Christopher Hadad, a chemistry professor at The Ohio State University, is developing a drug that could ease the effects of a frightening world threat: a deadly chemical nerve agent attack.
Such an event is rare, but not just theoretical. One of the most memorable is a 1995 sarin gas release on Japanese subway lines that killed a dozen people and sent more than 6,000 to hospitals. These poisons can be released deliberately or by accident and have the potential to kill and severely injure thousands of unsuspecting people.

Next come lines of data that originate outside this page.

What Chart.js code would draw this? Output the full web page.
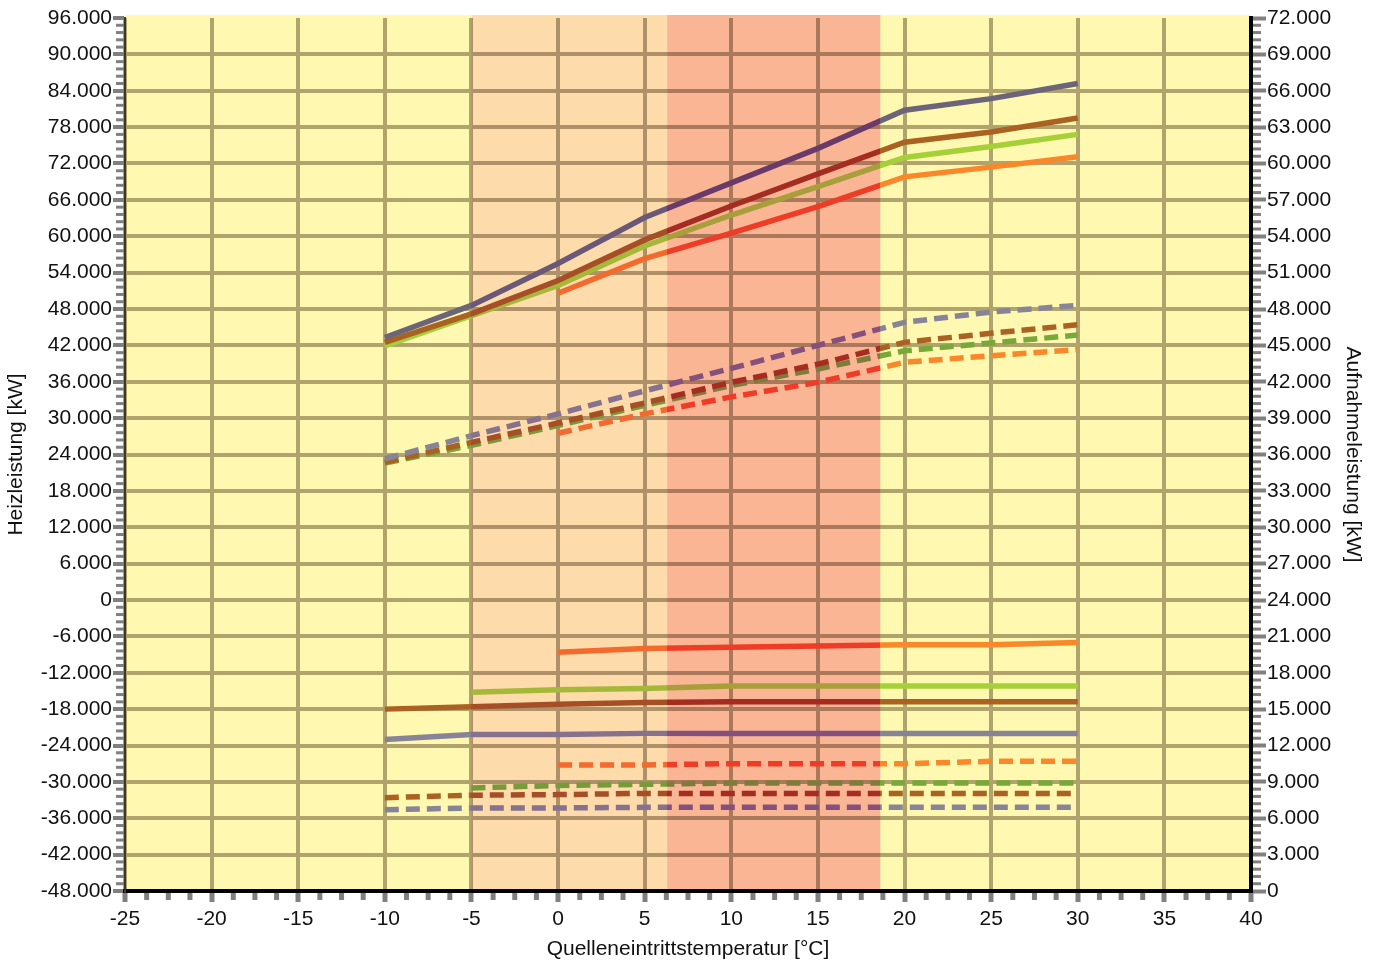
<!DOCTYPE html>
<html lang="de">
<head>
    <meta charset="UTF-8">
    <title>Heizleistung / Aufnahmeleistung</title>
    <script src="https://cdn.jsdelivr.net/npm/chart.js"></script>
    <style>
        html, body { margin: 0; padding: 0; background: #fff; }
        #wrap { width: 1377px; height: 965px; }
    </style>
</head>
<body>
    <div id="wrap"><canvas id="chart" width="1377" height="965"></canvas></div>

    <script>
        // Quelleneintrittstemperatur [°C]
        const temps = [-10, -5, 0, 5, 10, 15, 20, 25, 30];

        // Heizleistung [kW] (left axis) - solid
        const heizPurple = [43300, 48600, 55500, 63100, 68800, 74500, 80800, 82700, 85200];
        const heizBrown  = [42500, 47200, 52700, 59400, 65000, 70300, 75500, 77200, 79500];
        const heizGreen  = [41900, 46900, 51900, 58400, 63500, 68200, 73000, 74800, 76800];
        const heizOrange = [null, null, 50600, 56300, 60500, 64900, 69800, 71400, 73100];

        // Heizleistung [kW] (left axis) - dashed
        const heizPurpleB = [23300, 27100, 30700, 34500, 38200, 42000, 45800, 47500, 48600];
        const heizBrownB  = [22700, 26000, 29200, 32500, 35900, 38900, 42500, 44000, 45400];
        const heizGreenB  = [22600, 25500, 28800, 32100, 35400, 38100, 41100, 42400, 43700];
        const heizOrangeB = [null, null, 27500, 30700, 33500, 35900, 39200, 40300, 41300];

        // Aufnahmeleistung [kW] (right axis) - solid
        const aufOrange = [null, null, 19700, 20000, 20100, 20200, 20300, 20300, 20500];
        const aufGreen  = [null, 16400, 16600, 16700, 16900, 16900, 16900, 16900, 16900];
        const aufBrown  = [15000, 15200, 15400, 15550, 15600, 15600, 15600, 15600, 15600];
        const aufPurple = [12500, 12900, 12900, 13000, 13000, 13000, 13000, 13000, 13000];

        // Aufnahmeleistung [kW] (right axis) - dashed
        const aufOrangeB = [null, null, 10400, 10400, 10500, 10500, 10500, 10700, 10700];
        const aufGreenB  = [null, 8500, 8700, 8800, 8900, 8900, 8900, 8900, 8900];
        const aufBrownB  = [7700, 7900, 7950, 8050, 8050, 8050, 8050, 8050, 8050];
        const aufPurpleB = [6700, 6850, 6850, 6900, 6900, 6900, 6900, 6900, 6900];

        // shaded temperature ranges
        const bandLight = [-5, 6.3];
        const bandDark = [6.3, 18.6];

        const FONT = "'Liberation Sans', Arial, sans-serif";
        const GRID = '#b0a46c';

        // line colours: [outside bands, light band, dark band]
        const cPurpleTop = ['#6c6478', '#6a5878', '#6a3a6a'];
        const cPurple    = ['#888498', '#86728e', '#86507c'];
        const cBrown     = ['#aa6222', '#a64e26', '#a42c20'];
        const cGreen     = ['#a6d038', '#a6b83a', '#a89e3a'];
        const cGreenB    = ['#78a838', '#789a38', '#7e7c3a'];
        const cOrange    = ['#f8882a', '#f26a2e', '#ee3c26'];

        function pts(vals) {
            return temps.map((t, i) => ({ x: t, y: vals[i] }));
        }

        function fmt(v) {
            const s = Math.abs(v).toString().replace(/\B(?=(\d{3})+(?!\d))/g, '.');
            return (v < 0 ? '-' : '') + s;
        }

        function bandGradient(chart, cols) {
            const a = chart.chartArea;
            const xs = chart.scales.x;
            if (!a || !xs) return cols[0];
            const g = chart.ctx.createLinearGradient(a.left, 0, a.right, 0);
            const f = v => Math.min(1, Math.max(0, (xs.getPixelForValue(v) - a.left) / (a.right - a.left)));
            g.addColorStop(0, cols[0]);
            g.addColorStop(f(bandLight[0]), cols[0]);
            g.addColorStop(f(bandLight[0]), cols[1]);
            g.addColorStop(f(bandLight[1]), cols[1]);
            g.addColorStop(f(bandDark[0]), cols[2]);
            g.addColorStop(f(bandDark[1]), cols[2]);
            g.addColorStop(f(bandDark[1]), cols[0]);
            g.addColorStop(1, cols[0]);
            return g;
        }

        function line(vals, cols, axis, dashed) {
            return {
                data: pts(vals),
                yAxisID: axis,
                borderColor: c => bandGradient(c.chart, cols),
                borderWidth: 5.5,
                borderDash: dashed ? [14, 7] : [],
                pointRadius: 0,
                tension: 0,
                fill: false
            };
        }

        const bgPlugin = {
            id: 'bg',
            beforeDraw(chart) {
                const { ctx, chartArea: a } = chart;
                ctx.save();
                ctx.fillStyle = '#fff8b0';
                ctx.fillRect(a.left, a.top - 3, a.right - a.left, a.bottom - a.top + 3);
                ctx.restore();
            }
        };

        // tint background and grid inside the temperature bands
        const bandPlugin = {
            id: 'bands',
            beforeDatasetsDraw(chart) {
                const { ctx, chartArea: a, scales } = chart;
                const xs = scales.x;
                ctx.save();
                ctx.beginPath();
                ctx.rect(a.left, a.top - 3, a.right - a.left, a.bottom - a.top + 1);
                ctx.clip();
                ctx.globalCompositeOperation = 'multiply';
                [[bandLight, '#fde2f6'], [bandDark, '#f9bad6']].forEach(([b, c]) => {
                    const x1 = xs.getPixelForValue(b[0]);
                    const x2 = xs.getPixelForValue(b[1]);
                    ctx.fillStyle = c;
                    ctx.fillRect(x1, a.top - 3, x2 - x1, a.bottom - a.top + 3);
                });
                ctx.restore();
            }
        };

        // small minor ticks between the labelled ones
        const minorPlugin = {
            id: 'minor',
            afterDraw(chart) {
                const { ctx, chartArea: a, scales } = chart;
                ctx.save();
                ctx.fillStyle = '#808080';
                for (let v = -25; v <= 40; v += 1.25) {
                    if (v % 5 === 0) continue;
                    const x = scales.x.getPixelForValue(v);
                    ctx.fillRect(x - 2.5, a.bottom + 2, 5, 7);
                }
                for (let v = -48000; v <= 96000; v += 1200) {
                    if (v % 6000 === 0) continue;
                    const y = scales.y.getPixelForValue(v);
                    ctx.fillRect(a.left - 9, y - 1.5, 8, 3);
                }
                for (let v = 0; v <= 72000; v += 600) {
                    if (v % 3000 === 0) continue;
                    const y = scales.y2.getPixelForValue(v);
                    ctx.fillRect(a.right + 2, y - 1.5, 8, 3);
                }
                ctx.restore();
            }
        };

        new Chart(document.getElementById('chart'), {
            type: 'line',
            data: {
                datasets: [
                    line(heizPurpleB, cPurple, 'y', true),
                    line(heizBrownB, cBrown, 'y', true),
                    line(heizGreenB, cGreenB, 'y', true),
                    line(heizOrangeB, cOrange, 'y', true),
                    line(heizPurple, cPurpleTop, 'y', false),
                    line(heizBrown, cBrown, 'y', false),
                    line(heizGreen, cGreen, 'y', false),
                    line(heizOrange, cOrange, 'y', false),
                    line(aufPurpleB, cPurple, 'y2', true),
                    line(aufBrownB, cBrown, 'y2', true),
                    line(aufGreenB, cGreenB, 'y2', true),
                    line(aufOrangeB, cOrange, 'y2', true),
                    line(aufPurple, cPurple, 'y2', false),
                    line(aufBrown, cBrown, 'y2', false),
                    line(aufGreen, cGreen, 'y2', false),
                    line(aufOrange, cOrange, 'y2', false)
                ]
            },
            options: {
                responsive: false,
                animation: false,
                events: [],
                layout: { padding: { top: 18, left: 0, right: 0, bottom: 0 } },
                plugins: { legend: { display: false }, tooltip: { enabled: false } },
                scales: {
                    x: {
                        type: 'linear',
                        min: -25,
                        max: 40,
                        afterFit: s => { s.height = 74; },
                        grid: { color: GRID, lineWidth: 4, tickColor: '#808080', tickWidth: 5, tickLength: 11 },
                        border: { color: '#000', width: 4 },
                        ticks: { stepSize: 5, autoSkip: false, maxRotation: 0, padding: 5, color: '#111', font: { family: FONT, size: 21 } },
                        title: { display: true, text: 'Quelleneintrittstemperatur [°C]', color: '#111', font: { family: FONT, size: 21 }, padding: { top: 0, bottom: 3 } }
                    },
                    y: {
                        position: 'left',
                        min: -48000,
                        max: 96000,
                        afterFit: s => { s.width = 125; },
                        grid: {
                            color: c => (c.tick && c.tick.value === 96000) ? 'rgba(0,0,0,0)' : GRID,
                            lineWidth: 4, tickColor: '#808080', tickWidth: 4, tickLength: 12
                        },
                        border: { color: '#3c3820', width: 2 },
                        ticks: { stepSize: 6000, autoSkip: false, padding: 1, color: '#111', font: { family: FONT, size: 21 }, callback: v => fmt(v) },
                        title: { display: true, text: 'Heizleistung [kW]', color: '#111', font: { family: FONT, size: 21 }, padding: 4 }
                    },
                    y2: {
                        position: 'right',
                        min: 0,
                        max: 72000,
                        afterFit: s => { s.width = 126; },
                        grid: { drawOnChartArea: false, tickColor: '#808080', tickWidth: 4, tickLength: 15 },
                        border: { color: '#000', width: 4 },
                        ticks: { stepSize: 3000, autoSkip: false, padding: 1, color: '#111', font: { family: FONT, size: 21 }, callback: v => fmt(v) },
                        title: { display: true, text: 'Aufnahmeleistung [kW]', color: '#111', font: { family: FONT, size: 21 }, padding: 12 }
                    }
                }
            },
            plugins: [bgPlugin, bandPlugin, minorPlugin]
        });
    </script>
</body>
</html>
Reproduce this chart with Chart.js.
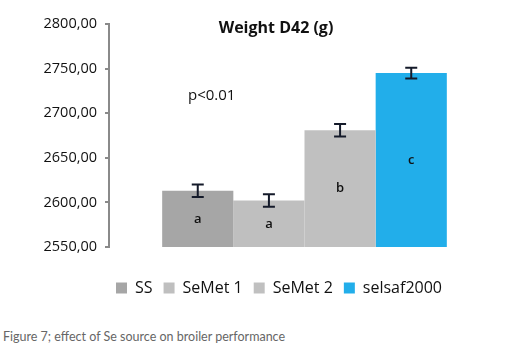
<!DOCTYPE html>
<html>
<head>
<meta charset="utf-8">
<script src="https://cdn.jsdelivr.net/npm/chart.js@4/dist/chart.umd.min.js"></script>
<style>
  html, body { margin: 0; padding: 0; background: #fff; }
  body { width: 515px; height: 357px; position: relative; overflow: hidden; }
  #wrap { position: absolute; left: 40px; top: 0; width: 475px; height: 320px; }
  #caption { position: absolute; left: 3px; top: 329px; font-family: Lato, "Open Sans", sans-serif; font-size: 12.5px; color: #666; white-space: nowrap; }
</style>
</head>
<body>
<div id="wrap"><canvas id="c" width="475" height="320"></canvas></div>
<div id="caption">Figure 7; effect of Se source on broiler performance</div>
<script>
const seriesNames = ['SS', 'SeMet 1', 'SeMet 2', 'selsaf2000'];
const weights = [2613, 2602, 2681, 2745];
const errors = [7, 7, 7, 6];
const letters = ['a', 'a', 'b', 'c'];
const colors = ['#a6a6a6', '#bfbfbf', '#c0c0c0', '#22aeea'];
const yTicks = [2550, 2600, 2650, 2700, 2750, 2800];
const titleText = 'Weight D42 (g)';
const noteText = 'p<0.01';

const FONT = '"Open Sans", sans-serif';

const extras = {
  id: 'extras',
  afterLayout(chart) {
    if (chart.legend) { chart.legend.left += 9; chart.legend.right += 9; }
  },
  afterDatasetsDraw(chart) {
    const ctx = chart.ctx;
    const y = chart.scales.y;
    const base = y.getPixelForValue(yTicks[0]);
    ctx.save();
    chart.data.datasets.forEach((ds, i) => {
      const bar = chart.getDatasetMeta(i).data[0];
      const x = bar.x;
      const top = y.getPixelForValue(weights[i]);
      // letters
      ctx.fillStyle = '#111';
      ctx.font = '600 13px ' + FONT;
      ctx.textAlign = 'center';
      ctx.textBaseline = 'middle';
      ctx.fillText(letters[i], x, (top + base) / 2);
      // error bars
      const yTop = y.getPixelForValue(weights[i] + errors[i]);
      const yBot = y.getPixelForValue(weights[i] - errors[i]);
      ctx.strokeStyle = '#141a2a';
      ctx.lineWidth = 2;
      ctx.beginPath();
      ctx.moveTo(x, yTop); ctx.lineTo(x, yBot);
      ctx.moveTo(x - 6, yTop); ctx.lineTo(x + 6, yTop);
      ctx.moveTo(x - 6, yBot); ctx.lineTo(x + 6, yBot);
      ctx.stroke();
    });
    // title
    ctx.fillStyle = '#111';
    ctx.font = 'bold 16px ' + FONT;
    ctx.textAlign = 'center';
    ctx.textBaseline = 'middle';
    ctx.fillText(titleText, 236, 28);
    // note
    ctx.font = '15px ' + FONT;
    ctx.textAlign = 'left';
    ctx.fillText(noteText, 148, 96);
    ctx.restore();
  }
};

new Chart(document.getElementById('c'), {
  type: 'bar',
  data: {
    labels: [''],
    datasets: seriesNames.map((n, i) => ({
      label: n,
      data: [weights[i]],
      backgroundColor: colors[i],
      borderWidth: 0,
      categoryPercentage: 0.728,
      barPercentage: 1.0
    }))
  },
  options: {
    responsive: false,
    animation: false,
    layout: { padding: { top: 24, right: 15, bottom: 14, left: 0 } },
    plugins: {
      legend: {
        position: 'bottom',
        labels: {
          boxWidth: 11, boxHeight: 11, padding: 11,
          color: '#111',
          font: { family: FONT, size: 16 }
        }
      },
      tooltip: { enabled: false }
    },
    scales: {
      x: {
        display: true,
        ticks: { display: false },
        grid: { display: false },
        border: { display: false },
        afterFit: s => { s.height = 22; }
      },
      y: {
        min: yTicks[0],
        max: yTicks[yTicks.length - 1],
        afterBuildTicks: s => { s.ticks = yTicks.map(v => ({ value: v })); },
        afterFit: s => { s.width = 69; },
        ticks: {
          color: '#111',
          padding: 8,
          font: { family: FONT, size: 14.5 },
          callback: v => v.toFixed(2).replace('.', ',')
        },
        grid: { drawOnChartArea: false, drawTicks: true, tickLength: 4, color: '#8a8a8a', lineWidth: 2 },
        border: { display: true, color: '#8a8a8a', width: 2 }
      }
    }
  },
  plugins: [extras]
});
</script>
</body>
</html>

Hadad is working on a therapeutic remedy to the effects of certain nerve agents which, left untreated, cause uncontrolled secretions from the mouth, eyes and nose as well as severe muscle spasms that could lead to a quick death. This work, which is its early stages, is in partnership with the U.S. Army Medical Research Institute of Chemical Defense at Aberdeen Proving Ground in Maryland.
"We are developing a therapeutic for someone who's been exposed to a nasty chemical agent that creates biological aging effects that could lead to death," says Hadad, who has been working on the project for about a year.
Hadad's work relates to common organophosphorus (OP) nerve agents Tabun, VX, VR, Sarin, Soman, Cyclosarin and Paraoxon. There are treatments that can be used for these agents today, but they don't always work because of the short time frame required for effective treatment.
Using the Ohio Supercomputer Center resources in Columbus, Hadad is working on a molecular fix that could make treatment more effective.
"We are using a computational chemistry approach which could lead to rapid development of a good, viable drug that has the best chance of success and efficacy," he said.